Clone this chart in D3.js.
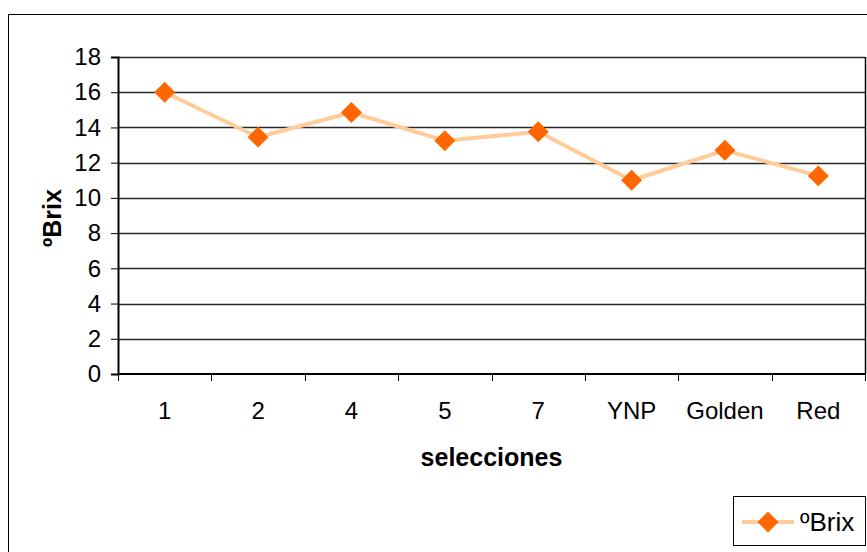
<!DOCTYPE html>
<html>
<head>
<meta charset="utf-8">
<script src="https://cdn.jsdelivr.net/npm/d3@7"></script>
<style>
  html, body { margin: 0; padding: 0; background: #fff; }
  svg { display: block; font-family: "Liberation Sans", Arial, sans-serif; }
</style>
</head>
<body>
<svg id="chart" width="867" height="552"></svg>
<script>
// Sugar content (ºBrix) per selection
const categories = ["1", "2", "4", "5", "7", "YNP", "Golden", "Red"];
const brix = [16.0, 13.45, 14.85, 13.25, 13.75, 11.0, 12.7, 11.25];
const yTicks = [0, 2, 4, 6, 8, 10, 12, 14, 16, 18];
const seriesName = "ºBrix";
const xTitle = "selecciones";
const yTitle = "ºBrix";

const svg = d3.select("#chart");
const plot = { left: 118, top: 57, right: 865, bottom: 374 };

// Outer chart frame
svg.append("rect")
  .attr("x", 8.5).attr("y", 14.5)
  .attr("width", 870).attr("height", 560)
  .attr("fill", "#fff").attr("stroke", "#000").attr("stroke-width", 1);

const x = d3.scaleBand().domain(categories).range([plot.left, plot.right]).padding(0);
const y = d3.scaleLinear().domain([0, 18]).range([plot.bottom, plot.top]);

// Horizontal gridlines
svg.append("g").selectAll("line").data(yTicks.filter(d => d > 0)).join("line")
  .attr("x1", plot.left).attr("x2", plot.right)
  .attr("y1", d => Math.round(y(d)) + 0.5).attr("y2", d => Math.round(y(d)) + 0.5)
  .attr("stroke", "#2a2a2a").attr("stroke-width", 1.4);

// Plot area border (right side)
svg.append("line")
  .attr("x1", plot.right + 0.5).attr("x2", plot.right + 0.5)
  .attr("y1", plot.top).attr("y2", plot.bottom)
  .attr("stroke", "#000").attr("stroke-width", 1.5);

// Y axis
const yAxis = svg.append("g")
  .attr("transform", `translate(${plot.left},0)`)
  .call(d3.axisLeft(y).tickValues(yTicks).tickSize(7).tickPadding(10));
yAxis.select(".domain").attr("stroke", "#000").attr("stroke-width", 2);
yAxis.selectAll(".tick line").attr("stroke", "#000").attr("stroke-width", 1);
yAxis.selectAll("text").attr("font-size", 24).attr("fill", "#000")
  .attr("font-family", "Liberation Sans, Arial, sans-serif");

// X axis with ticks at category boundaries
const xAxisG = svg.append("g").attr("transform", `translate(0,${plot.bottom})`);
xAxisG.append("line")
  .attr("x1", plot.left).attr("x2", plot.right)
  .attr("y1", 0).attr("y2", 0)
  .attr("stroke", "#000").attr("stroke-width", 2);
const boundaries = categories.map(c => x(c)).concat([x(categories[categories.length - 1]) + x.bandwidth()]);
xAxisG.selectAll("line.tk").data(boundaries).join("line").attr("class", "tk")
  .attr("x1", d => Math.round(d) + 0.5).attr("x2", d => Math.round(d) + 0.5)
  .attr("y1", 0).attr("y2", 7)
  .attr("stroke", "#000").attr("stroke-width", 1);
xAxisG.selectAll("text").data(categories).join("text")
  .attr("x", d => x(d) + x.bandwidth() / 2)
  .attr("y", 45)
  .attr("text-anchor", "middle")
  .attr("font-size", 24).attr("fill", "#000")
  .text(d => d);

// Series line
const pts = categories.map((c, i) => [x(c) + x.bandwidth() / 2, y(brix[i])]);
svg.append("path")
  .attr("d", d3.line()(pts))
  .attr("fill", "none").attr("stroke", "#FFCC99").attr("stroke-width", 4)
  .attr("stroke-linejoin", "round");

// Diamond markers
const diamond = d3.symbol().type(d3.symbolSquare).size(220);
svg.append("g").selectAll("path").data(pts).join("path")
  .attr("d", diamond)
  .attr("transform", d => `translate(${d[0]},${d[1]}) rotate(45)`)
  .attr("fill", "#FF6600");

// Axis titles
svg.append("text")
  .attr("x", (plot.left + plot.right) / 2).attr("y", 466)
  .attr("text-anchor", "middle")
  .attr("font-size", 25).attr("font-weight", "bold").attr("fill", "#000")
  .text(xTitle);

svg.append("text")
  .attr("transform", `translate(61,218) rotate(-90)`)
  .attr("text-anchor", "middle")
  .attr("font-size", 25).attr("font-weight", "bold").attr("fill", "#000")
  .text(yTitle);

// Legend
const lg = svg.append("g");
lg.append("rect")
  .attr("x", 733.5).attr("y", 496.5).attr("width", 132).attr("height", 49)
  .attr("fill", "#fff").attr("stroke", "#000").attr("stroke-width", 1);
lg.append("line")
  .attr("x1", 742).attr("x2", 794).attr("y1", 522).attr("y2", 522)
  .attr("stroke", "#FFCC99").attr("stroke-width", 4);
lg.append("path")
  .attr("d", diamond)
  .attr("transform", "translate(768,522) rotate(45)")
  .attr("fill", "#FF6600");
lg.append("text")
  .attr("x", 800).attr("y", 531)
  .attr("font-size", 26).attr("fill", "#000")
  .text(seriesName);
</script>
</body>
</html>
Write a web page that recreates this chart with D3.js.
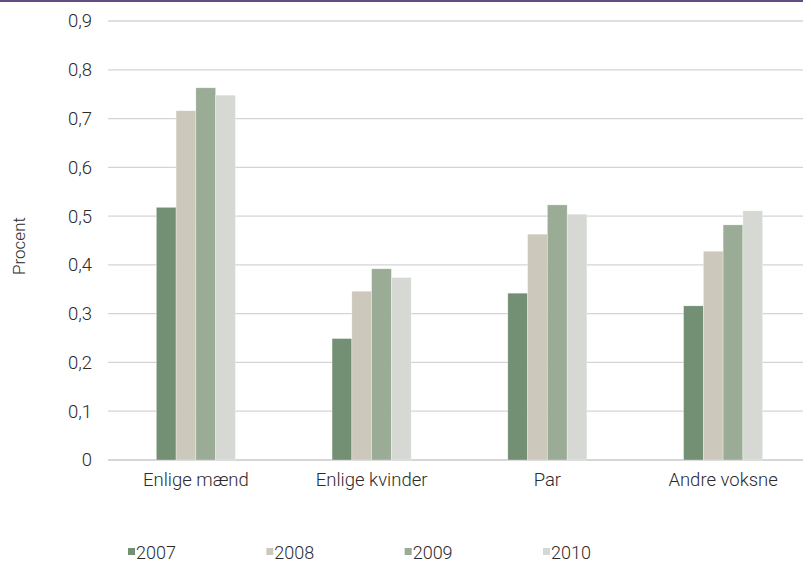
<!DOCTYPE html>
<html>
<head>
<meta charset="utf-8">
<script src="https://cdn.jsdelivr.net/npm/d3@7"></script>
<style>
  body { margin: 0; background: #fff; }
  svg { display: block; font-family: "Roboto", "Liberation Sans", sans-serif; }
</style>
</head>
<body>
<svg id="chart" width="803" height="562"></svg>
<script>
// Share of households, by household type and year (percent)
const categories = ["Enlige mænd", "Enlige kvinder", "Par", "Andre voksne"];
const years = ["2007", "2008", "2009", "2010"];
const values2007 = [0.518, 0.249, 0.342, 0.316];
const values2008 = [0.716, 0.346, 0.463, 0.428];
const values2009 = [0.763, 0.392, 0.523, 0.482];
const values2010 = [0.748, 0.374, 0.504, 0.511];
const yTicks = [0, 0.1, 0.2, 0.3, 0.4, 0.5, 0.6, 0.7, 0.8, 0.9];
const colors = ["#738f74", "#ccc8bc", "#9aab96", "#d6d9d3"];

const series = [values2007, values2008, values2009, values2010];
const textColor = "#2b2b2b";

const svg = d3.select("#chart");

// top accent rule
svg.append("rect").attr("x", 0).attr("y", 0).attr("width", 803).attr("height", 2).attr("fill", "#644d84");

const y = d3.scaleLinear().domain([0, 0.9]).range([460, 21]);
const x = d3.scaleBand().domain(categories).range([108, 811]).paddingInner(0.55).paddingOuter(0.275);
const xs = d3.scaleBand().domain(years).range([0, x.bandwidth()]);

// gridlines
svg.append("g").selectAll("line").data(yTicks).join("line")
  .attr("x1", 108).attr("x2", 803)
  .attr("y1", d => y(d)).attr("y2", d => y(d))
  .attr("stroke", d => d === 0 ? "#c8c8c8" : "#d4d4d4")
  .attr("stroke-width", 1.3);

// y axis labels
const yAxis = d3.axisLeft(y).tickValues(yTicks).tickSize(0).tickPadding(0)
  .tickFormat(d => d === 0 ? "0" : d3.format(".1f")(d).replace(".", ","));
const ga = svg.append("g").attr("transform", "translate(92,0)").call(yAxis);
ga.select(".domain").remove();
ga.selectAll("text").attr("font-size", 18.5).attr("font-weight", 300).attr("fill", textColor).attr("font-family", "Roboto, sans-serif");

// bars
const groups = svg.append("g").selectAll("g").data(categories).join("g")
  .attr("transform", d => `translate(${x(d)},0)`);
groups.selectAll("rect")
  .data((c, i) => years.map((yr, j) => ({ yr, v: series[j][i], j })))
  .join("rect")
  .attr("x", d => xs(d.yr))
  .attr("y", d => y(d.v))
  .attr("width", xs.bandwidth())
  .attr("height", d => y(0) - y(d.v))
  .attr("fill", d => colors[d.j])
  .attr("stroke", "#ffffff")
  .attr("stroke-opacity", 0.5)
  .attr("stroke-width", 0.6);

// category labels
const xAxis = d3.axisBottom(x).tickSize(0).tickPadding(0);
const gx = svg.append("g").attr("transform", "translate(0,472.5)").call(xAxis);
gx.select(".domain").remove();
gx.selectAll("text").attr("font-size", 18.5).attr("font-weight", 300).attr("fill", textColor).attr("font-family", "Roboto, sans-serif");

// y axis title
svg.append("text")
  .attr("transform", "translate(25,246) rotate(-90)")
  .attr("text-anchor", "middle")
  .attr("font-size", 17)
  .attr("font-weight", 300)
  .attr("fill", textColor)
  .text("Procent");

// legend
const legendX = d3.scalePoint().domain(years).range([128, 543]);
const lg = svg.append("g").selectAll("g").data(years).join("g")
  .attr("transform", d => `translate(${legendX(d)},559)`);
lg.append("rect").attr("x", 0).attr("y", -11).attr("width", 7).attr("height", 7)
  .attr("fill", (d, i) => colors[i]);
lg.append("text").attr("x", 8).attr("y", 0).attr("font-size", 18).attr("font-weight", 300)
  .attr("fill", textColor).text(d => d);
</script>
</body>
</html>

Task objective:
Read the data above. Pull out each line in which the string "chart" appears.

Final answer:
Clone this chart in D3.js.
<svg id="chart" width="867" height="552"></svg>
const svg = d3.select("#chart");
// Outer chart frame
Write a web page that recreates this chart with D3.js.
<svg id="chart" width="803" height="562"></svg>
const svg = d3.select("#chart");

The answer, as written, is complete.